# STATED EXERCISE
Compile every line that includes the word "image".

>> START STORED DATA

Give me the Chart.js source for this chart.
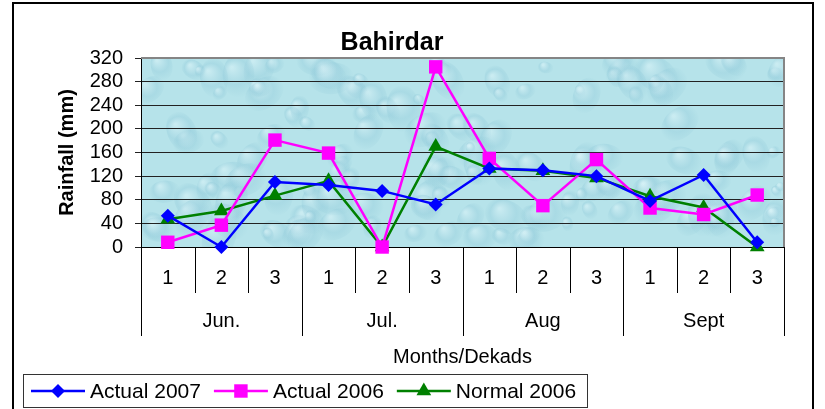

>> END STORED DATA
>> START STORED DATA

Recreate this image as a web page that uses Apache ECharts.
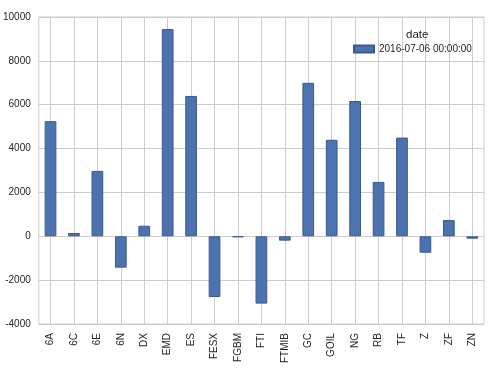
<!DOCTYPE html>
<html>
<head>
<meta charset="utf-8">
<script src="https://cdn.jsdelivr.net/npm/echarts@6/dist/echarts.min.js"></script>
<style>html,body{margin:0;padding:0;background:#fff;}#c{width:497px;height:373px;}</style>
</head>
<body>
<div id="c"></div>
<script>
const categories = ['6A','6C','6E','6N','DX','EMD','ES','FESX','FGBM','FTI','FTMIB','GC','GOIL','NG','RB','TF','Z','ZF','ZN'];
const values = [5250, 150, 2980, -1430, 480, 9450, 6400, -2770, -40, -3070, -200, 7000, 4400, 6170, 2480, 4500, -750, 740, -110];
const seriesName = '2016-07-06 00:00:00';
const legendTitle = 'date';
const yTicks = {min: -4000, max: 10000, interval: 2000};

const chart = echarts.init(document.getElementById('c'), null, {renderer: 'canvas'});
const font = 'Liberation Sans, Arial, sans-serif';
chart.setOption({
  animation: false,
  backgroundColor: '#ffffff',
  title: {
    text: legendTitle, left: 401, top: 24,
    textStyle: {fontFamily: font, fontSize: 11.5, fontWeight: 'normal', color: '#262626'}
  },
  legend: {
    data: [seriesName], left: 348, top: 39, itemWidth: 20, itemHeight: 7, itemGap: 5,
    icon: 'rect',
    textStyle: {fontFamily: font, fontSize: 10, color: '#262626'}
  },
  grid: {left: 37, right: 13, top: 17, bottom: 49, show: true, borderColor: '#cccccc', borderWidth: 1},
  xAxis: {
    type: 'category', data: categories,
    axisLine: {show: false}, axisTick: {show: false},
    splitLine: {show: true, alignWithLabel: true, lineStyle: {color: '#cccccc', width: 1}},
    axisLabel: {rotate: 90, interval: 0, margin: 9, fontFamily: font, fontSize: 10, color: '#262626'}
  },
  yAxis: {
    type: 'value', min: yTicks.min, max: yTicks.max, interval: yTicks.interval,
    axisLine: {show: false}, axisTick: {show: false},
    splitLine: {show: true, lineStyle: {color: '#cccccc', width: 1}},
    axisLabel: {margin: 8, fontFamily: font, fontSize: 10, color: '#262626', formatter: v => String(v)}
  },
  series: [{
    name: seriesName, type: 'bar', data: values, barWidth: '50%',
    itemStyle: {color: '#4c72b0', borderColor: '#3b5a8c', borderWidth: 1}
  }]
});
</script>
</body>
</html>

>> END STORED DATA
>> START STORED DATA

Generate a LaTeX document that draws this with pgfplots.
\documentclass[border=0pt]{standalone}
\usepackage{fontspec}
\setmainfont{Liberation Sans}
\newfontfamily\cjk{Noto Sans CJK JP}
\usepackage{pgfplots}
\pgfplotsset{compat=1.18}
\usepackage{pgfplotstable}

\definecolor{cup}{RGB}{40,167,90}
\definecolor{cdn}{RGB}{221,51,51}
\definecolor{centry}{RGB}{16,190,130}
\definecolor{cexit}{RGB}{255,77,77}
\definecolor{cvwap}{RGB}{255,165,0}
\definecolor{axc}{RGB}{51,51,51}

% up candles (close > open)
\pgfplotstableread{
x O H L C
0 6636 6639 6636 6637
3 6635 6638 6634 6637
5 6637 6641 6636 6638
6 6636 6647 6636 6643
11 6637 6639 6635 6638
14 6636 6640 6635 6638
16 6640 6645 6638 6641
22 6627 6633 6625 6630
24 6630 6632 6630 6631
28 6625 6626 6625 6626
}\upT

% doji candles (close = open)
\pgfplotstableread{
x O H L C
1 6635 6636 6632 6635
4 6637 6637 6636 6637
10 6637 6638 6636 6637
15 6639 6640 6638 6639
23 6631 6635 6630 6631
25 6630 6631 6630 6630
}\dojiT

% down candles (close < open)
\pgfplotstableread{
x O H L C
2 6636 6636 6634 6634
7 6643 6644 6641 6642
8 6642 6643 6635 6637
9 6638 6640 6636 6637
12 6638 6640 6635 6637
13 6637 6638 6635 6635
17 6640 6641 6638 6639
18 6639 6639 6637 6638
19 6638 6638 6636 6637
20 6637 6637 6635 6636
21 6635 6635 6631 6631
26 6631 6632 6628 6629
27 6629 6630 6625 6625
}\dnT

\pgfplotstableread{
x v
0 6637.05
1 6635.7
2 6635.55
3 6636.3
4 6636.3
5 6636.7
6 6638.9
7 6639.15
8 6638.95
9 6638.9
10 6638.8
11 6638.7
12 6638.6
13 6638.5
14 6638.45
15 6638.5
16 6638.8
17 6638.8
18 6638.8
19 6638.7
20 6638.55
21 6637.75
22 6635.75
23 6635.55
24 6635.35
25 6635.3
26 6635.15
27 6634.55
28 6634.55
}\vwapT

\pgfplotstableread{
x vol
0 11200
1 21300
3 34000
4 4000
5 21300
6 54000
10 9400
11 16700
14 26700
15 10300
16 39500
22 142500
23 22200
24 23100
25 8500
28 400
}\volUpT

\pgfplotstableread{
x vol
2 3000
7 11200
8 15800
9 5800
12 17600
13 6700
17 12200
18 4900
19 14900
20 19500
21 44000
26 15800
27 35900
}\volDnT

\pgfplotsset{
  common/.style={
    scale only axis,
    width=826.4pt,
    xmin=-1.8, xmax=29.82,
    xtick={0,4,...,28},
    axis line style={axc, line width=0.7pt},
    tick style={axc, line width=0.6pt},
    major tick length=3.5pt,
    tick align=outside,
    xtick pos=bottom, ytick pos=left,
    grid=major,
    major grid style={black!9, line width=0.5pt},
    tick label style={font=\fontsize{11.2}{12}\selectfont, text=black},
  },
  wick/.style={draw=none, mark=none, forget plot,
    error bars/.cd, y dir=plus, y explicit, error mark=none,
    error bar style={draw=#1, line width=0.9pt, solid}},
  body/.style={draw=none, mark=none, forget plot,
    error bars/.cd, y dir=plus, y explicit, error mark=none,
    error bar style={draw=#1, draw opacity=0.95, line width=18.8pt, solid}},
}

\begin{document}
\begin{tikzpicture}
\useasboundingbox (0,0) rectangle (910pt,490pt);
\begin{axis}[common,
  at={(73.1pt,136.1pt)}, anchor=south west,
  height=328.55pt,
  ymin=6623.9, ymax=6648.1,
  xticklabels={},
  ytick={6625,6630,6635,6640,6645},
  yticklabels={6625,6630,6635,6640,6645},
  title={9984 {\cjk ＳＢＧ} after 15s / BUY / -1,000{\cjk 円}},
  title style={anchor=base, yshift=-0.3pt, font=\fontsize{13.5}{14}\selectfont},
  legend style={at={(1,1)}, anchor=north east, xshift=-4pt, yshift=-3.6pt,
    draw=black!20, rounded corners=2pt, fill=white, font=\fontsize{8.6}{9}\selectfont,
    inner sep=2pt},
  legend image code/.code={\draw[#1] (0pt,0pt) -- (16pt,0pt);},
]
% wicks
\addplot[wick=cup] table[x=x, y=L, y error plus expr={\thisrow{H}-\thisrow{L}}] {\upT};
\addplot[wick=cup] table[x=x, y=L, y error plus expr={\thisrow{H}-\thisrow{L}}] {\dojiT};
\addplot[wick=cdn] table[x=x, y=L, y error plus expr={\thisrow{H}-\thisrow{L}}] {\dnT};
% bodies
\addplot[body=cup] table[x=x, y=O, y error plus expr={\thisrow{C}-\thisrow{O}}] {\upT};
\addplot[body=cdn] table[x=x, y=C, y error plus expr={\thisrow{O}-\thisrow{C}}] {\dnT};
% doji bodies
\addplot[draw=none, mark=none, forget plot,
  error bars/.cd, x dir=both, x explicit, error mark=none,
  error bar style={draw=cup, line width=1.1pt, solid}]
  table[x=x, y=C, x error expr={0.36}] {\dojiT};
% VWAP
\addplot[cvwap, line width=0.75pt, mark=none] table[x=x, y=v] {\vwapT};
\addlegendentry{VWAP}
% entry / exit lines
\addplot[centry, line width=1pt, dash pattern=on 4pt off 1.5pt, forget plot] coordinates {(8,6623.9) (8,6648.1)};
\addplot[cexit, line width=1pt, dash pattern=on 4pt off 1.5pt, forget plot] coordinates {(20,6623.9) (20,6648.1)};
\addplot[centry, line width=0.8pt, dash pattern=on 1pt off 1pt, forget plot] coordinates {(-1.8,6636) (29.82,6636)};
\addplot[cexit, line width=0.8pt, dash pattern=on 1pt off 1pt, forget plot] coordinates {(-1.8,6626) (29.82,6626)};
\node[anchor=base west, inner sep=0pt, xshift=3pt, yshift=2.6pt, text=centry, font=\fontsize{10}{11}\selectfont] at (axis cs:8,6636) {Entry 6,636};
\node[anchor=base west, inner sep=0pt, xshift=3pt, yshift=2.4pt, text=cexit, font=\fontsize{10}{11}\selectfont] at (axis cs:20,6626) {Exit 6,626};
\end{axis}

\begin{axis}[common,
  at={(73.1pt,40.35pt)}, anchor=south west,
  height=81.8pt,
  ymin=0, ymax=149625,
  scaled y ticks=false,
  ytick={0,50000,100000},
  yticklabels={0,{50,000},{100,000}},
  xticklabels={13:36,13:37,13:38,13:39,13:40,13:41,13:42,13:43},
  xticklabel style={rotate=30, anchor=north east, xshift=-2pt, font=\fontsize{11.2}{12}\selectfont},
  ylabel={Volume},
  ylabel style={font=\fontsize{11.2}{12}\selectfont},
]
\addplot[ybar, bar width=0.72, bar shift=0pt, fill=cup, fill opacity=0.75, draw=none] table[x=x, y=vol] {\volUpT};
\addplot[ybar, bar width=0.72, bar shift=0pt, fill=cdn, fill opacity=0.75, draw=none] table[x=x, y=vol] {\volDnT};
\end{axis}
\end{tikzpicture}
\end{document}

>> END STORED DATA

# CORRECT OUTPUT
Recreate this image as a web page that uses Apache ECharts.
  legend image code/.code={\draw[#1] (0pt,0pt) -- (16pt,0pt);},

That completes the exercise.